What the task requires: Return the number of lines that include the string "this", without any other text.

Task data:
——

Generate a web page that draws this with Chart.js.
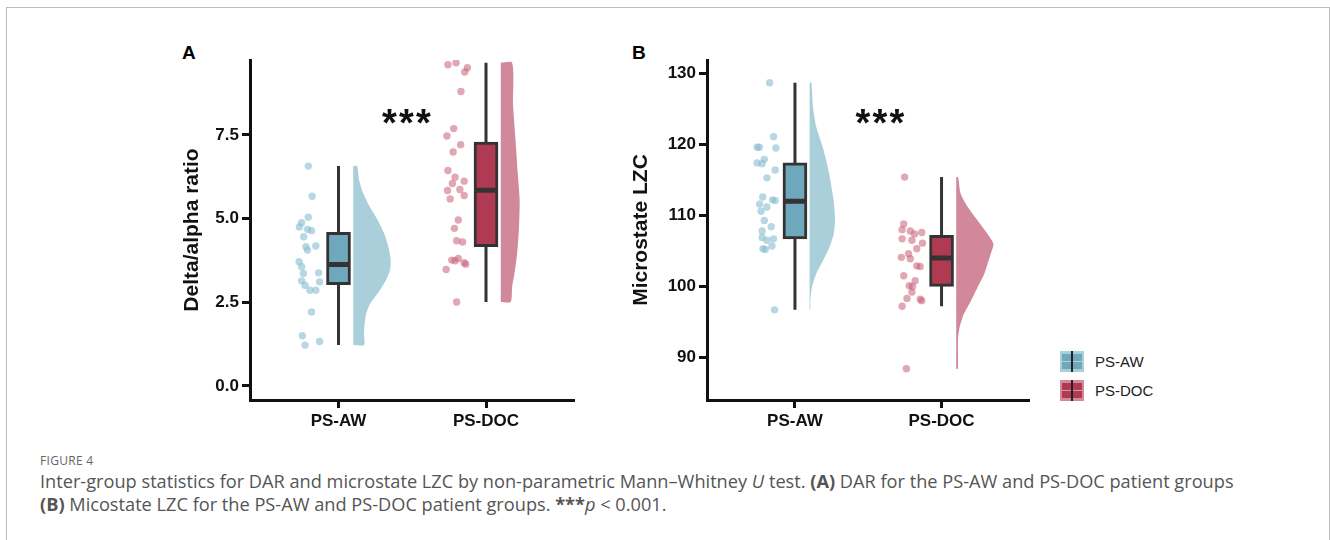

——

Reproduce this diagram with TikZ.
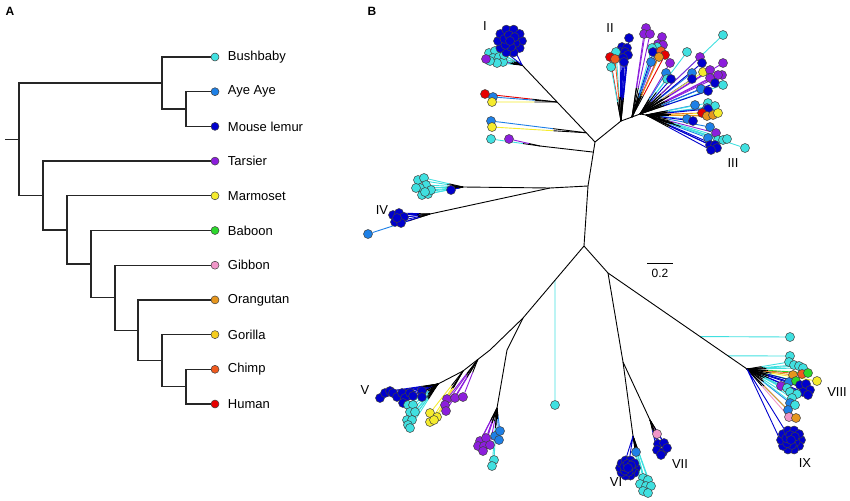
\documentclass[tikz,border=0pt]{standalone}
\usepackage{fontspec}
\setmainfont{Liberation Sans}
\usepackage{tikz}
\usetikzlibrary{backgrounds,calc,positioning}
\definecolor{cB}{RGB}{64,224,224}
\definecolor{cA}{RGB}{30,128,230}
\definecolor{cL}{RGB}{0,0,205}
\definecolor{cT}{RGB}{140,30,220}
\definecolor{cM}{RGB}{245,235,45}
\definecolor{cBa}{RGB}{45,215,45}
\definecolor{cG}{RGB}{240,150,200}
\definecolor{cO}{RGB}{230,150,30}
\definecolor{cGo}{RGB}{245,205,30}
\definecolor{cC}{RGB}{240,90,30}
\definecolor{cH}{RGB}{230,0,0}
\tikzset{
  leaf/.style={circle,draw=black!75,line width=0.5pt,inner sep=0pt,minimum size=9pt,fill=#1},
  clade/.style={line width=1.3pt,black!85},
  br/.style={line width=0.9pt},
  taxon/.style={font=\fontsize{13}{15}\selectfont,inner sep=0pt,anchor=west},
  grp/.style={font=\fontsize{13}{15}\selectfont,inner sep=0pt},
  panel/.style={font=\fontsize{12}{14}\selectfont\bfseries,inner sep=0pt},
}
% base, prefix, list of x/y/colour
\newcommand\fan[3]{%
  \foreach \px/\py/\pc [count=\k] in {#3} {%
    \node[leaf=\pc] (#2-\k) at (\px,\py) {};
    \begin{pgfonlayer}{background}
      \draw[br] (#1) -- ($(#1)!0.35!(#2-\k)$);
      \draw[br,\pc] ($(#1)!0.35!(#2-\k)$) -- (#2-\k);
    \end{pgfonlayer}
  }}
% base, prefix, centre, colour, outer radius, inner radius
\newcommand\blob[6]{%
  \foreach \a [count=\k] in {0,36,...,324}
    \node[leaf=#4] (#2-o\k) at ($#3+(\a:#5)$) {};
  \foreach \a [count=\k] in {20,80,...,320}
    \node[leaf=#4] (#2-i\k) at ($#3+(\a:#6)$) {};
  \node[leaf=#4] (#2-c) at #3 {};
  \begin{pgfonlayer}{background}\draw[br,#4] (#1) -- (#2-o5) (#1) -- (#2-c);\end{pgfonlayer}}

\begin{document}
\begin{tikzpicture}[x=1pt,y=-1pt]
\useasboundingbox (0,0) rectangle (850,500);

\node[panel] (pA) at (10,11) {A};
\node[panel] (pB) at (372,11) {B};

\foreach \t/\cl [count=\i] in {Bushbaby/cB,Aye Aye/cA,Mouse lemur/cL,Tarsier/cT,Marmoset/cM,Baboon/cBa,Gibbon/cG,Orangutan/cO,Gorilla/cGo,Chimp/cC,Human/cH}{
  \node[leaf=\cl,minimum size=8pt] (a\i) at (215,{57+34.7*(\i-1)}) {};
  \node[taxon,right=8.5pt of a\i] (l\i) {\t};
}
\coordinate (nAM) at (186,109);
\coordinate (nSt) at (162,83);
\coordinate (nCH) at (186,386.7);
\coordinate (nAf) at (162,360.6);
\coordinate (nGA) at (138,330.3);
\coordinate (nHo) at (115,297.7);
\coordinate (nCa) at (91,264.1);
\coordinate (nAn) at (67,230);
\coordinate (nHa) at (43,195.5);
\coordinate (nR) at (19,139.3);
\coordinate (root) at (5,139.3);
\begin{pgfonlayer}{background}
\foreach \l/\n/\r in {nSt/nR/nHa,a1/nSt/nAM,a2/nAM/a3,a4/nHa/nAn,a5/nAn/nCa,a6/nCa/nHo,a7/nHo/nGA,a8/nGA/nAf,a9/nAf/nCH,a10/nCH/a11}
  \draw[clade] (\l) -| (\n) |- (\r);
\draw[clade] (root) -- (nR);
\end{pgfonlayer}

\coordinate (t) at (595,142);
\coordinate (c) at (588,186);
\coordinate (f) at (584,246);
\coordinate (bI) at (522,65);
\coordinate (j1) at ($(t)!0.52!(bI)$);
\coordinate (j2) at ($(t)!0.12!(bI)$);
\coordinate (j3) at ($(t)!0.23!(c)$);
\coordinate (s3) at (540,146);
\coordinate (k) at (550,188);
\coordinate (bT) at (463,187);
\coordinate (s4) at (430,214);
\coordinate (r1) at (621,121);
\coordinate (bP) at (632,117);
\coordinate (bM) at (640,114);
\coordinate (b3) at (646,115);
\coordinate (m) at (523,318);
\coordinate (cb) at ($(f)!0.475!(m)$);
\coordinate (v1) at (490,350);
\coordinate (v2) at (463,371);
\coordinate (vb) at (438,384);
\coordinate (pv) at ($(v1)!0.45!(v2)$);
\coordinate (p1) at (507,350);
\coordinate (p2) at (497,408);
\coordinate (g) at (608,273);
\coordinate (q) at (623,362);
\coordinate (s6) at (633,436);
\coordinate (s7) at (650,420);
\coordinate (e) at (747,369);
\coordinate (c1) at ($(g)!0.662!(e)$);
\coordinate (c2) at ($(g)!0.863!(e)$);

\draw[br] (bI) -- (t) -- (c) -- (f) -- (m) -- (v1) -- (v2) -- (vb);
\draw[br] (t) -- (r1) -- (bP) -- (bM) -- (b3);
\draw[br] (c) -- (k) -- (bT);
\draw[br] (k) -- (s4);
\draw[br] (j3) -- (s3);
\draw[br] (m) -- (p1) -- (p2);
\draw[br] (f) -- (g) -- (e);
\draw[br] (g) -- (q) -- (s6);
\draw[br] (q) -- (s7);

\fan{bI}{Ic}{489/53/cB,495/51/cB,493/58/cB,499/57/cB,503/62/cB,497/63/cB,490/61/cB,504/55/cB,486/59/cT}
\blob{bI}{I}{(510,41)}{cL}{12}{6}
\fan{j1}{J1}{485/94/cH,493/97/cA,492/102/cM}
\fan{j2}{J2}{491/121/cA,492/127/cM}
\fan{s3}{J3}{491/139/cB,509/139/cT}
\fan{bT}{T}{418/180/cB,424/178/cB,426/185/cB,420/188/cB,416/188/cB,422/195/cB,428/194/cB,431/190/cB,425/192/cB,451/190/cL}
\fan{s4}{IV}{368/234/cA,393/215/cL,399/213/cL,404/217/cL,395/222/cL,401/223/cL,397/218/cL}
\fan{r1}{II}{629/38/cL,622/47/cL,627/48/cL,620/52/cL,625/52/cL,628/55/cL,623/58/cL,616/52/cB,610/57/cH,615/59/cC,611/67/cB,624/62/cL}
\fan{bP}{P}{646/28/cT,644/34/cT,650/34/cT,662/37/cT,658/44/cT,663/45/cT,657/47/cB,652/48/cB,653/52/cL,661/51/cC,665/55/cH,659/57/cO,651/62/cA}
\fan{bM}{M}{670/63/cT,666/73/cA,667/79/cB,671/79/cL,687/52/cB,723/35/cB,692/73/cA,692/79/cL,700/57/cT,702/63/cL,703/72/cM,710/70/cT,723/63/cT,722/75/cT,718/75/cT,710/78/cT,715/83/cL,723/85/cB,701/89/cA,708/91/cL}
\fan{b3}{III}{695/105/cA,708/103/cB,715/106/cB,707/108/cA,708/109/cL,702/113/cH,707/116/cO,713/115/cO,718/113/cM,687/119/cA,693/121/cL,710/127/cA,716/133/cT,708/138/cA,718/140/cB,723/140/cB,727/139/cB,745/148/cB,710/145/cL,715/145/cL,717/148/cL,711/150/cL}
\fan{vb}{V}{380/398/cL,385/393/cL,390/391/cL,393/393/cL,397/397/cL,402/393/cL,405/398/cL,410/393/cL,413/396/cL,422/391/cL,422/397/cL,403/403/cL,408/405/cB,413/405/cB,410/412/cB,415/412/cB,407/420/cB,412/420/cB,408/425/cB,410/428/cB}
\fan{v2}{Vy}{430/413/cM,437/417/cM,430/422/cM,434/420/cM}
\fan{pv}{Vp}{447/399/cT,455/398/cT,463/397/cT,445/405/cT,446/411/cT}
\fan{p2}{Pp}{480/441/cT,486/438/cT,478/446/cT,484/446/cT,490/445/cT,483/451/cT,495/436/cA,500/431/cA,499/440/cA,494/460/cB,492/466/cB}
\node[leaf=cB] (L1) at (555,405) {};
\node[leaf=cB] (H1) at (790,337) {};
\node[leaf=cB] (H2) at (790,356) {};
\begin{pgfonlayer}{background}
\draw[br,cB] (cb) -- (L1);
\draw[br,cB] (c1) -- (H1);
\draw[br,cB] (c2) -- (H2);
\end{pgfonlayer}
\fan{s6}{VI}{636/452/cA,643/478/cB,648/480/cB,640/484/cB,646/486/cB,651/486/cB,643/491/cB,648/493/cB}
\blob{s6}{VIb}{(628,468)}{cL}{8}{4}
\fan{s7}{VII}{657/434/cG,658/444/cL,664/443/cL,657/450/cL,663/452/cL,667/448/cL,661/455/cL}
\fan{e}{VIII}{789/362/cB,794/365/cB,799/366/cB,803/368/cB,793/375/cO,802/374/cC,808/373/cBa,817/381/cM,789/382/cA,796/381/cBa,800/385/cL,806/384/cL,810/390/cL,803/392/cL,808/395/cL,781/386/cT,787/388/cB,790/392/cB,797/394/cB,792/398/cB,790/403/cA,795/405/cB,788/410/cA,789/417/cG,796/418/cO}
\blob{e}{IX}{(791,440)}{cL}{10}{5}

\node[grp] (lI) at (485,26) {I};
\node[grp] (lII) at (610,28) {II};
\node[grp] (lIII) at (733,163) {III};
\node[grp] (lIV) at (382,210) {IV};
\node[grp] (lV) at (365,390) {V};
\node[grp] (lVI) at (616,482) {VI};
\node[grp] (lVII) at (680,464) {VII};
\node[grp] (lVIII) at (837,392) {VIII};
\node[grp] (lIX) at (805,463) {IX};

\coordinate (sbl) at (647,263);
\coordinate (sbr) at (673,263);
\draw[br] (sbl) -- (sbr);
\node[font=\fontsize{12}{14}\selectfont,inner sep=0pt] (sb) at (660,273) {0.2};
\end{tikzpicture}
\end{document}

——

Answer to the problem: 2